A indústria farmacêutica está novamente no centro de um escândalo. Documentos confidenciais da gigante Wyeth -hoje incorporada à Pfizer- mostram que a companhia sistematicamente plantava artigos favoráveis a seus medicamentos em periódicos científicos.
O caso mais emblemático é o do remédio Prempro, usado para reposição hormonal em mulheres na menopausa. Nos EUA, o produto gerou uma ação pública, movida por 14 mil pessoas, que acusam a droga de aumentar o risco de câncer de mama.
Para garantir opiniões positivas sobre a substância, a Wyeth pagava para empresas especializadas produzirem textos que ressaltassem suas qualidades -algumas não comprovadas- e escondessem efeitos colaterais, como casos de câncer.
O material pronto era oferecido a pesquisadores "de verdade", que assinavam como autores do trabalho. Essas "pesquisas" eram submetidas a diversos periódicos científicos, que publicavam o material como se fosse independente. Alguns acabaram em veículos renomados, como a "Archives of Internal Medicine".
A mecânica completa do esquema é apresentada pela médica americana Adriane Fugh-Bergman, da Universidade Georgetown, na revista "PLoS Medicine". Fugh-Bergman se debruçou sobre 1.500 documentos confidencias da Wyeth -liberados sob ordem judicial para a revista.

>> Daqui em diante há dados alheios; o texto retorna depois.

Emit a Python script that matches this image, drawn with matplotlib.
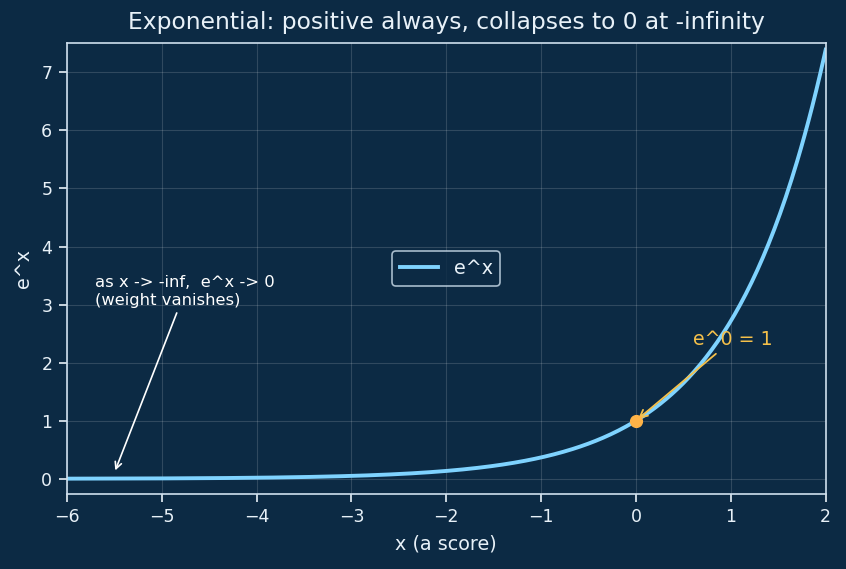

A papelada contém rascunhos de artigos, troca de e-mails e até a contabilidade do esquema.
Em um dos e-mails, uma funcionária da DesignWrite -principal empresa contratada pela Wyeth- descreve o trabalho a um pesquisador.

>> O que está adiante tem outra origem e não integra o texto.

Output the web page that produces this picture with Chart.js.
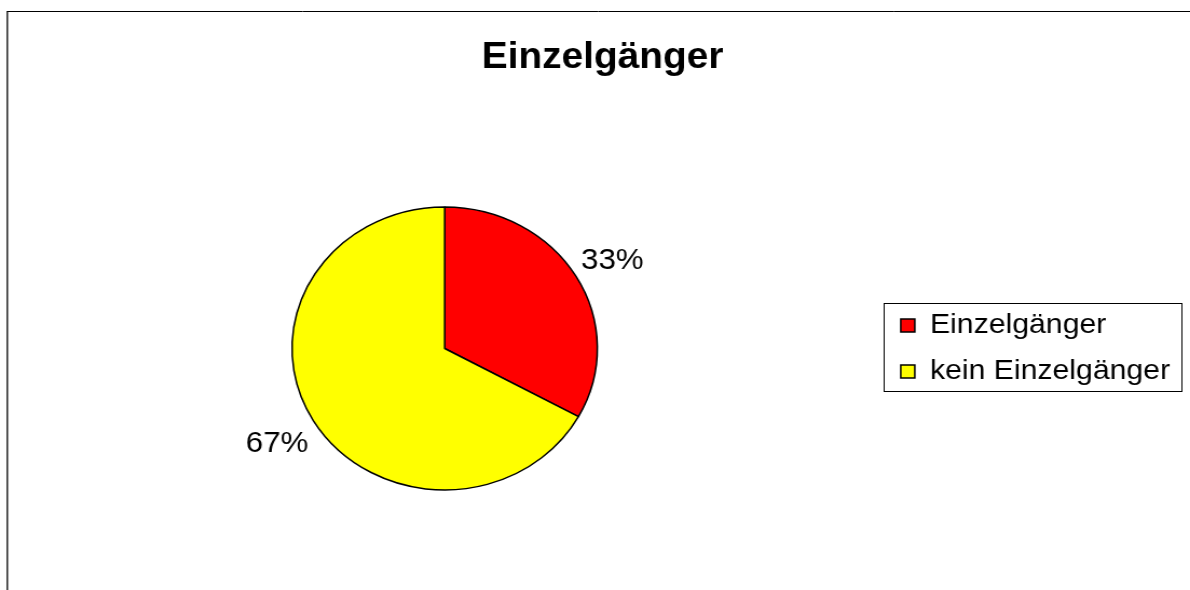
<!DOCTYPE html>
<html>
<head>
<meta charset="utf-8">
<title>Einzelgänger</title>
<script src="https://cdn.jsdelivr.net/npm/chart.js@4/dist/chart.umd.min.js"></script>
<style>
  html, body { margin: 0; padding: 0; background: #fff; overflow: hidden; }
  /* the whole chart is drawn slightly wider than tall, so the pie comes out as an ellipse */
  #wrap { width: 1103px; height: 590px; transform: scaleX(1.0789); transform-origin: 0 0; }
</style>
</head>
<body>
<div id="wrap"><canvas id="pie"></canvas></div>
<script>
const chartTitle = 'Einzelgänger';
const categories = ['Einzelgänger', 'kein Einzelgänger'];
const shares = [33, 67];
const sliceColors = ['#ff0000', '#ffff00'];

Chart.defaults.font.family = '"Liberation Sans", Arial, sans-serif';
Chart.defaults.color = '#000';

// thin frame along the top and left edge of the chart area
const framePlugin = {
    id: 'frame',
    beforeDraw(chart) {
        const ctx = chart.ctx;
        ctx.save();
        ctx.strokeStyle = '#000';
        ctx.lineWidth = 1.3;
        ctx.beginPath();
        ctx.moveTo(6.8, chart.height);
        ctx.lineTo(6.8, 11.5);
        ctx.stroke();
        ctx.lineWidth = 1;
        ctx.beginPath();
        ctx.moveTo(6.2, 11.5);
        ctx.lineTo(chart.width, 11.5);
        ctx.stroke();
        ctx.restore();
    }
};

// nudge the title a little to the right
const titleShift = {
    id: 'titleShift',
    afterLayout(chart) {
        if (chart.titleBlock) chart.titleBlock.left += 15;
    }
};

// percentage labels just outside each slice
const sliceLabels = {
    id: 'sliceLabels',
    afterDatasetsDraw(chart) {
        const ctx = chart.ctx;
        const meta = chart.getDatasetMeta(0);
        ctx.save();
        ctx.font = '29px "Liberation Sans", Arial, sans-serif';
        ctx.fillStyle = '#000';
        ctx.textAlign = 'center';
        ctx.textBaseline = 'middle';
        meta.data.forEach((arc, i) => {
            const p = arc.getProps(['x', 'y', 'startAngle', 'endAngle', 'outerRadius'], true);
            const mid = (p.startAngle + p.endAngle) / 2;
            const r = p.outerRadius + 39;
            ctx.fillText(shares[i] + '%', p.x + Math.cos(mid) * r, p.y + Math.sin(mid) * r + 4);
        });
        ctx.restore();
    }
};

// box around the legend entries
const legendBorder = {
    id: 'legendBorder',
    afterDraw(chart) {
        const lg = chart.legend;
        const boxes = lg.legendHitBoxes;
        if (!boxes || !boxes.length) return;
        const last = boxes[boxes.length - 1];
        const top = boxes[0].top - 9;
        const bottom = last.top + last.height + 5;
        const ctx = chart.ctx;
        ctx.save();
        ctx.strokeStyle = '#000';
        ctx.lineWidth = 1;
        ctx.strokeRect(Math.round(lg.left + 2) + 0.5, Math.round(top) + 0.5,
            Math.round(lg.right - lg.left - 2), Math.round(bottom - top));
        ctx.restore();
    }
};

new Chart(document.getElementById('pie'), {
    type: 'pie',
    data: {
        labels: categories,
        datasets: [{
            data: shares,
            backgroundColor: sliceColors,
            borderColor: '#000',
            borderWidth: 1.5,
            radius: 141.5
        }]
    },
    options: {
        responsive: true,
        maintainAspectRatio: false,
        animation: false,
        layout: { padding: { left: 7.4, right: 8.5, top: 0, bottom: 0 } },
        plugins: {
            title: {
                display: true,
                text: chartTitle,
                color: '#000',
                font: { size: 36, weight: 'bold' },
                padding: { top: 36, bottom: 27.8 }
            },
            legend: {
                position: 'right',
                fullSize: false,
                labels: {
                    color: '#000',
                    font: { size: 28 },
                    boxWidth: 13,
                    boxHeight: 13,
                    padding: 18
                }
            },
            tooltip: { enabled: false }
        }
    },
    plugins: [framePlugin, titleShift, sliceLabels, legendBorder]
});
</script>
</body>
</html>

"A beleza deste processo é que nós nos tornamos o seu pós-doutorando! Nós fornecemos um rascunho geral, ao qual você sugere mudanças e revisa. Nós então desenvolvemos um rascunho com os contornos gerais. Você tem todo o controle editorial sobre o trabalho, mas nós lhe forneceremos materiais para crítica e revisão."
Segundo Fugh-Bergman, a realidade era bem diferente: eles só podiam fazer mudanças simples e que não descaracterizassem as mensagens de marketing pretendidas pela farmacêutica.
IMORAL, E DAÍ?
Usar "escritores fantasmas" não é ilegal, embora seja considerado antiético.
As empresas aproveitam uma brecha na regulamentação nos EUA. A FDA (agência responsável pela liberação de remédios) não considera artigos científicos como marketing. Ou seja: o que acontece nesse espaço não faz parte da sua área de atuação.
De acordo com o artigo, não existem evidências de que os autores foram pagos para assinar os trabalhos.